Give exactly the lines from the one with "Output the LaTeX" through the final line of the listing below, both included, leaving out any pictures.

Rows from a dataset of charts and code
━━━━━━━━━━━━━━━━━━━━━━━━━━━━━━

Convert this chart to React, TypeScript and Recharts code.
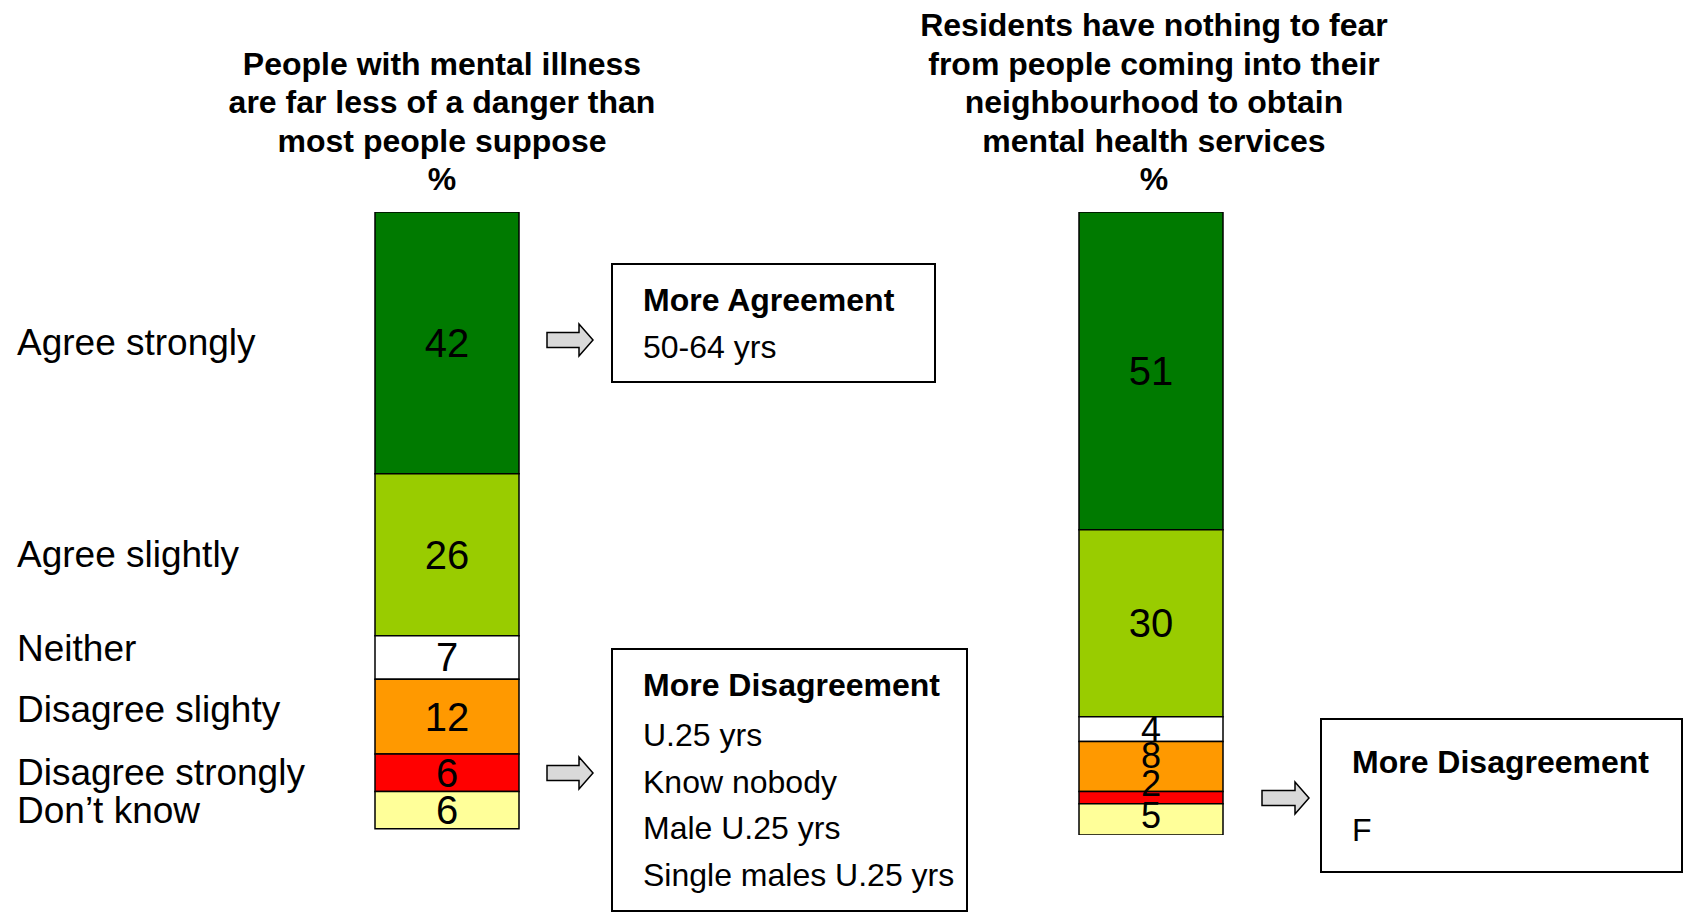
import { BarChart, Bar, XAxis, YAxis, LabelList } from 'recharts';

const FONT = '"Liberation Sans", Arial, sans-serif';

// two survey statements, one stacked column each
const questionKeys = ['danger', 'fear'];
const questionTitles = [
  ['People with mental illness', 'are far less of a danger than', 'most people suppose', '%'],
  ['Residents have nothing to fear', 'from people coming into their', 'neighbourhood to obtain', 'mental health services', '%'],
];

const responses = ['Agree strongly', 'Agree slightly', 'Neither', 'Disagree slighty', 'Disagree strongly', 'Don’t know'];
const dangerValues = [42, 26, 7, 12, 6, 6];
const fearValues = [51, 30, 4, 8, 2, 5];
const segmentColors = ['#007a00', '#99cc00', '#ffffff', '#ff9900', '#ff0000', '#ffff99'];

const agreeNote = ['More Agreement', '50-64 yrs'];
const disagreeNote = ['More Disagreement', 'U.25 yrs', 'Know nobody', 'Male U.25 yrs', 'Single males U.25 yrs'];
const fearNote = ['More Disagreement', 'F'];

const rows = questionKeys.map((q, qi) => {
  const vals = qi === 0 ? dangerValues : fearValues;
  const row: Record<string, string | number> = { question: q };
  vals.forEach((v, i) => {
    row[`r${i}`] = v;
  });
  return row;
});

// small nudges so crowded labels don't sit right on top of each other
const valueShift: Record<string, number> = { '1-3': -11, '1-4': -14, '1-5': -4 };
const rowShift: Record<number, number> = { 2: -9, 3: -7 };
const titleShift = [-5, 3];

const segmentLabel = (series: number) => (props: any) => {
  const vb = props.viewBox || {};
  const x = vb.x ?? props.x;
  const y = vb.y ?? props.y;
  const w = vb.width ?? props.width;
  const h = vb.height ?? props.height;
  const idx = props.index;
  const cy = y + h / 2;
  const crowded = idx === 1 && series >= 2;
  return (
    <g>
      <text
        x={x + w / 2}
        y={cy + (valueShift[`${idx}-${series}`] || 0)}
        textAnchor="middle"
        dominantBaseline="central"
        fontFamily={FONT}
        fontSize={crowded ? 36 : 40}
        fill="#000"
      >
        {props.value}
      </text>
      {idx === 0 && (
        <text
          x={17}
          y={cy + (rowShift[series] || 0)}
          textAnchor="start"
          dominantBaseline="central"
          fontFamily={FONT}
          fontSize={37}
          fill="#000"
        >
          {responses[series]}
        </text>
      )}
    </g>
  );
};

const TitleTick = (props: any) => {
  const { x, y, payload } = props;
  const qi = questionKeys.indexOf(payload.value);
  const lines = questionTitles[qi] || [];
  const n = lines.length;
  return (
    <g>
      {lines.map((line, i) => (
        <text
          key={i}
          x={x + (titleShift[qi] || 0)}
          y={y - 25 - (n - 1 - i) * 38.5}
          textAnchor="middle"
          dominantBaseline="central"
          fontFamily={FONT}
          fontWeight="bold"
          fontSize={32}
          fill="#000"
        >
          {line}
        </text>
      ))}
    </g>
  );
};

const Arrow = ({ x, cy, shaft = 32 }: { x: number; cy: number; shaft?: number }) => (
  <polygon
    points={[
      [x, cy - 7.5],
      [x + shaft, cy - 7.5],
      [x + shaft, cy - 16],
      [x + shaft + 14, cy],
      [x + shaft, cy + 16],
      [x + shaft, cy + 7.5],
      [x, cy + 7.5],
    ]
      .map((p) => p.join(','))
      .join(' ')}
    fill="#d9d9d9"
    stroke="#000"
    strokeWidth={1.5}
  />
);

const NoteBox = ({
  x,
  y,
  w,
  h,
  lines,
  firstY,
  second,
  gap,
}: {
  x: number;
  y: number;
  w: number;
  h: number;
  lines: string[];
  firstY: number;
  second: number;
  gap: number;
}) => (
  <g>
    <rect x={x} y={y} width={w} height={h} fill="#fff" stroke="#000" strokeWidth={2} />
    {lines.map((t, i) => (
      <text
        key={i}
        x={x + 31}
        y={i === 0 ? firstY : firstY + second + (i - 1) * gap}
        dominantBaseline="central"
        fontFamily={FONT}
        fontSize={32}
        fontWeight={i === 0 ? 'bold' : 'normal'}
        fill="#000"
      >
        {t}
      </text>
    ))}
  </g>
);

export default function App() {
  return (
    <div style={{ position: 'absolute', left: 0, top: 0, width: 1691, height: 916, background: '#fff' }}>
      <BarChart
        width={1691}
        height={916}
        data={rows}
        margin={{ top: 182, right: 188, bottom: 81, left: 95 }}
        barCategoryGap={0}
      >
        <XAxis
          dataKey="question"
          orientation="top"
          height={30}
          axisLine={false}
          tickLine={false}
          interval={0}
          tick={<TitleTick />}
        />
        <YAxis type="number" domain={[0, 100]} reversed hide allowDataOverflow />
        {responses.map((r, i) => (
          <Bar
            key={r}
            dataKey={`r${i}`}
            name={r}
            stackId="s"
            fill={segmentColors[i]}
            stroke="#000"
            strokeWidth={1.5}
            barSize={144}
            isAnimationActive={false}
          >
            <LabelList dataKey={`r${i}`} content={segmentLabel(i)} />
          </Bar>
        ))}
      </BarChart>
      <svg
        width={1691}
        height={916}
        style={{ position: 'absolute', left: 0, top: 0, pointerEvents: 'none' }}
      >
        <Arrow x={547} cy={340} />
        <Arrow x={547} cy={773} />
        <Arrow x={1262} cy={798} shaft={33} />
        <NoteBox x={612} y={264} w={323} h={118} lines={agreeNote} firstY={300} second={47} gap={47} />
        <NoteBox x={612} y={649} w={355} h={262} lines={disagreeNote} firstY={685} second={50} gap={46.7} />
        <NoteBox x={1321} y={719} w={361} h={153} lines={fearNote} firstY={762} second={68} gap={47} />
      </svg>
    </div>
  );
}
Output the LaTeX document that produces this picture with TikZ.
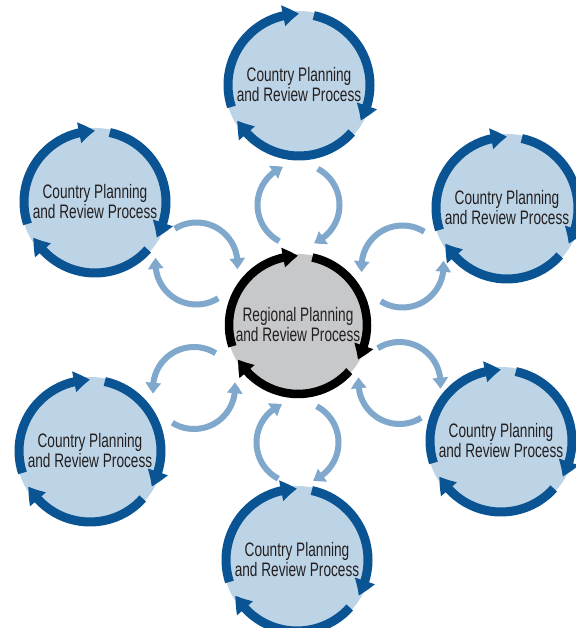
\documentclass[tikz,border=0pt]{standalone}
\usepackage{fontspec}
\setmainfont[FakeStretch=0.7]{Liberation Sans}
\usepackage{xcolor}
\usepackage{tikz}
\usetikzlibrary{positioning,calc,arrows.meta,bending}

\definecolor{ringblue}{HTML}{0A5494}
\definecolor{fillblue}{HTML}{BDD4E6}
\definecolor{loopblue}{HTML}{7FA8CC}
\definecolor{fillgray}{HTML}{C7C8CA}
\definecolor{textdark}{HTML}{231F20}

\begin{document}
\begin{tikzpicture}[x=1pt, y=1pt,
    country/.style={circle, fill=fillblue, minimum size=148pt, inner sep=0pt, align=center, text=textdark, font=\fontsize{19.5}{20}\selectfont},
    region/.style={country, fill=fillgray, minimum size=142pt},
    ring/.style={line width=9pt, draw=ringblue, -{Triangle[length=16pt,width=20pt,bend]}},
    regring/.style={line width=8.5pt, draw=black, -{Triangle[length=15pt,width=19pt,bend]}},
    loop/.style={line width=6pt, draw=loopblue, -{Triangle[length=11pt,width=15pt,bend]}}
]
    \useasboundingbox (0,0) rectangle (575,628);

    \node [region] (reg) at (298,303) {Regional Planning\\and Review Process};

    % Country circles
    \foreach \n/\x/\y in {c1/299/543, c2/507/420, c3/501/187, c4/297/68, c5/90/177, c6/95/426} {
        \node [country] (\n) at (\x,\y) {Country Planning\\and Review Process};
        \foreach \s in {78,-42,-162} {
            \draw [ring] ([shift={(\s:71)}]\n.center) arc[start angle=\s, end angle=\s-108, radius=71];
        }
    }

    % Regional ring
    \foreach \s in {78,-42,-162} {
        \draw [regring] ([shift={(\s:69)}]reg.center) arc[start angle=\s, end angle=\s-108, radius=69];
    }

    % Loops between region and countries (\d=1 clockwise, \d=-1 counter-clockwise)
    \foreach \n/\a/\d in {c1/90/1, c2/30/-1, c3/-30/1, c4/-90/1, c5/-150/-1, c6/150/1} {
        \coordinate (m\n) at ($(reg)!0.5!(\n)$);
        \draw [loop] ([shift={(\a+\d*152:41)}]m\n) arc[start angle=\a+\d*152, end angle=\a+\d*22, radius=41];
        \draw [loop] ([shift={(\a-\d*28:41)}]m\n) arc[start angle=\a-\d*28, end angle=\a-\d*158, radius=41];
    }
\end{tikzpicture}
\end{document}
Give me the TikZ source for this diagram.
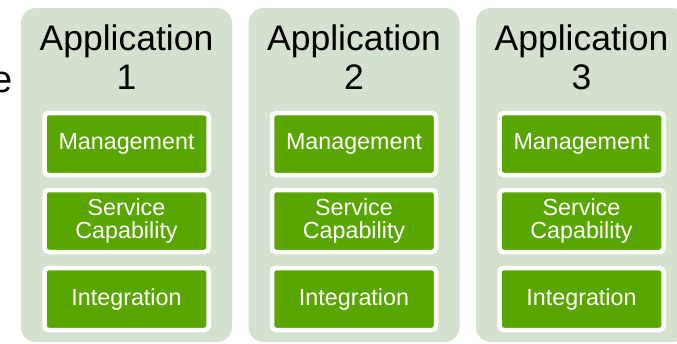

━━━━━━━━━━━━━━━━━━━━━━━━━━━━━━

**RESULT OF THIS TASK**
Output the LaTeX document that produces this picture with TikZ.
\documentclass[tikz,border=0pt]{standalone}
\usepackage{fontspec}
\setmainfont[FakeStretch=0.7]{Liberation Sans}
\usepackage{xcolor}
\usepackage{tikz}
\usetikzlibrary{positioning,calc,arrows.meta,bending}

\definecolor{ringblue}{HTML}{0A5494}
\definecolor{fillblue}{HTML}{BDD4E6}
\definecolor{loopblue}{HTML}{7FA8CC}
\definecolor{fillgray}{HTML}{C7C8CA}
\definecolor{textdark}{HTML}{231F20}

\begin{document}
\begin{tikzpicture}[x=1pt, y=1pt,
    country/.style={circle, fill=fillblue, minimum size=148pt, inner sep=0pt, align=center, text=textdark, font=\fontsize{19.5}{20}\selectfont},
    region/.style={country, fill=fillgray, minimum size=142pt},
    ring/.style={line width=9pt, draw=ringblue, -{Triangle[length=16pt,width=20pt,bend]}},
    regring/.style={line width=8.5pt, draw=black, -{Triangle[length=15pt,width=19pt,bend]}},
    loop/.style={line width=6pt, draw=loopblue, -{Triangle[length=11pt,width=15pt,bend]}}
]
    \useasboundingbox (0,0) rectangle (575,628);

    \node [region] (reg) at (298,303) {Regional Planning\\and Review Process};

    % Country circles
    \foreach \n/\x/\y in {c1/299/543, c2/507/420, c3/501/187, c4/297/68, c5/90/177, c6/95/426} {
        \node [country] (\n) at (\x,\y) {Country Planning\\and Review Process};
        \foreach \s in {78,-42,-162} {
            \draw [ring] ([shift={(\s:71)}]\n.center) arc[start angle=\s, end angle=\s-108, radius=71];
        }
    }

    % Regional ring
    \foreach \s in {78,-42,-162} {
        \draw [regring] ([shift={(\s:69)}]reg.center) arc[start angle=\s, end angle=\s-108, radius=69];
    }

    % Loops between region and countries (\d=1 clockwise, \d=-1 counter-clockwise)
    \foreach \n/\a/\d in {c1/90/1, c2/30/-1, c3/-30/1, c4/-90/1, c5/-150/-1, c6/150/1} {
        \coordinate (m\n) at ($(reg)!0.5!(\n)$);
        \draw [loop] ([shift={(\a+\d*152:41)}]m\n) arc[start angle=\a+\d*152, end angle=\a+\d*22, radius=41];
        \draw [loop] ([shift={(\a-\d*28:41)}]m\n) arc[start angle=\a-\d*28, end angle=\a-\d*158, radius=41];
    }
\end{tikzpicture}
\end{document}
Give me the TikZ source for this diagram.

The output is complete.